Yes, there are problems between Asia's "dragon" and "elephant", but they exist between India and Pakistan as well. In fact, the Indo-Pak dimension was, is and will remain more complicated than Indo-Sino relations can ever get. Yet, if India and Pakistan can stave off confrontation through efforts to cooperate, amid limited competition, then why not Chindia?
Again, unlike the Iran-Israel relationship, where ideology determines geostrategic interests, there are few or no ideological factors remaining to deter Indo-Sino ties, leaving them to just worry about geostrategic interests.
Former Singapore diplomat and academic Kishore Mahbubani attributes the lack of regional conflict despite Chindia's simultaneous emergence to Asia's geopolitical competence - being innovative and creating new patterns of cooperation not witnessed by the West.
Thus, while competition is inevitable, there is nothing stopping the two countries with "oversized egos" from cooperating and avoiding veering off towards confrontation. Their cooperative relationship has significant implications not only for the future of the two countries, but also for the Gulf region, the Asian continent and the world at large.
Both countries have extremely good ties with the Gulf Cooperation Council (GCC) countries, Iran and Israel.
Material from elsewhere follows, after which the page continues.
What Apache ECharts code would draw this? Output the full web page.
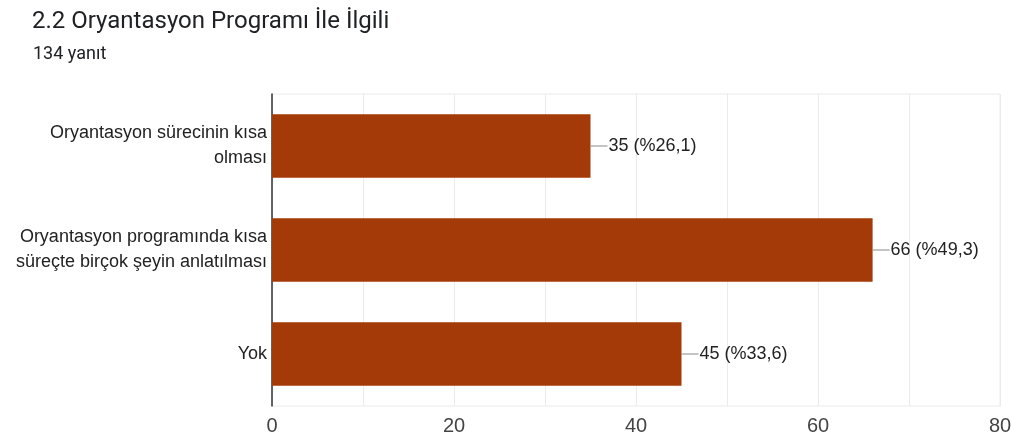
<!DOCTYPE html>
<html><head><meta charset="utf-8">
<script src="https://cdn.jsdelivr.net/npm/echarts@6/dist/echarts.min.js"></script>
<style>html,body{margin:0;padding:0;background:#fff}#c{width:1011px;height:438px}</style>
</head><body><div id="c"></div>
<script>
const titleText = '2.2 Oryantasyon Programı İle İlgili';
const subtitleText = '134 yanıt';
const categories = ['Oryantasyon sürecinin kısa\nolması', 'Oryantasyon programında kısa\nsüreçte birçok şeyin anlatılması', 'Yok'];
const counts = [35, 66, 45];
const percents = ['26,1', '49,3', '33,6'];
const xTicks = [0, 20, 40, 60, 80];

const chart = echarts.init(document.getElementById('c'), null, {renderer: 'canvas'});
chart.setOption({
  animation: false,
  title: [
    {text: titleText, left: 27, top: 5, textStyle: {fontFamily: 'Roboto', fontSize: 24, fontWeight: 'normal', color: '#202124'}},
    {text: subtitleText, left: 28, top: 40, textStyle: {fontFamily: 'Roboto', fontSize: 18, fontWeight: 'normal', color: '#202124'}}
  ],
  grid: {left: 272, right: 11, top: 94, bottom: 32, outerBoundsMode: 'none', containLabel: false, show: true, borderColor: '#ebebeb', borderWidth: 1},
  xAxis: {
    type: 'value', min: 0, max: 80, interval: 10,
    axisLine: {show: false}, axisTick: {show: false},
    splitLine: {show: true, lineStyle: {color: '#ebebeb', width: 1}},
    axisLabel: {
      margin: 10, fontFamily: 'Liberation Sans', fontSize: 20, color: '#444',
      formatter: v => xTicks.includes(v) ? String(v) : ''
    }
  },
  yAxis: {
    type: 'category', data: categories, inverse: true,
    axisLine: {show: true, lineStyle: {color: '#333', width: 1.5}},
    axisTick: {show: false},
    splitLine: {show: false},
    axisLabel: {margin: 5, fontFamily: 'Liberation Sans', fontSize: 18, lineHeight: 25, color: '#222', align: 'right'}
  },
  series: [{
    type: 'bar',
    data: counts,
    barWidth: '61%',
    itemStyle: {color: '#a33a08'},
    label: {
      show: true, position: 'right', distance: 0,
      formatter: p => '{l|}{v|' + counts[p.dataIndex] + ' (%' + percents[p.dataIndex] + ')}',
      rich: {
        l: {width: 17, height: 1, backgroundColor: '#888'},
        v: {fontFamily: 'Liberation Sans', fontSize: 18, color: '#222', padding: [0, 0, 0, 1]}
      }
    }
  }]
});
</script></body></html>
Apart from intensifying economic ties, Chindia can serve as the honest peace brokers between the capitals of the GCC countries on one side, as well as Teheran and Tel Aviv on the other.
The future of Chindia ties will, no doubt, be greatly influenced by the United States. While Washington would desire "a unipolar world and a multipolar Asia, China would prefer a multipolar world and a China-centric unipolar Asia." On the other hand, India — which is growing closer to the United States and which Washington wants to use to counter Beijing — "would like to see a multipolar world and a multipolar Asia," thereby intensifying Beijing-New Delhi competition.
If the 21st century has to truly be Asia's, Chindia ties have to be based on the development and security of the two countries and their people, as well as playing a constructive role in world affairs. And, as New Delhi has stressed: "The world is big enough for both countries and each is too big to be contained by the other," which lends hope against confrontation.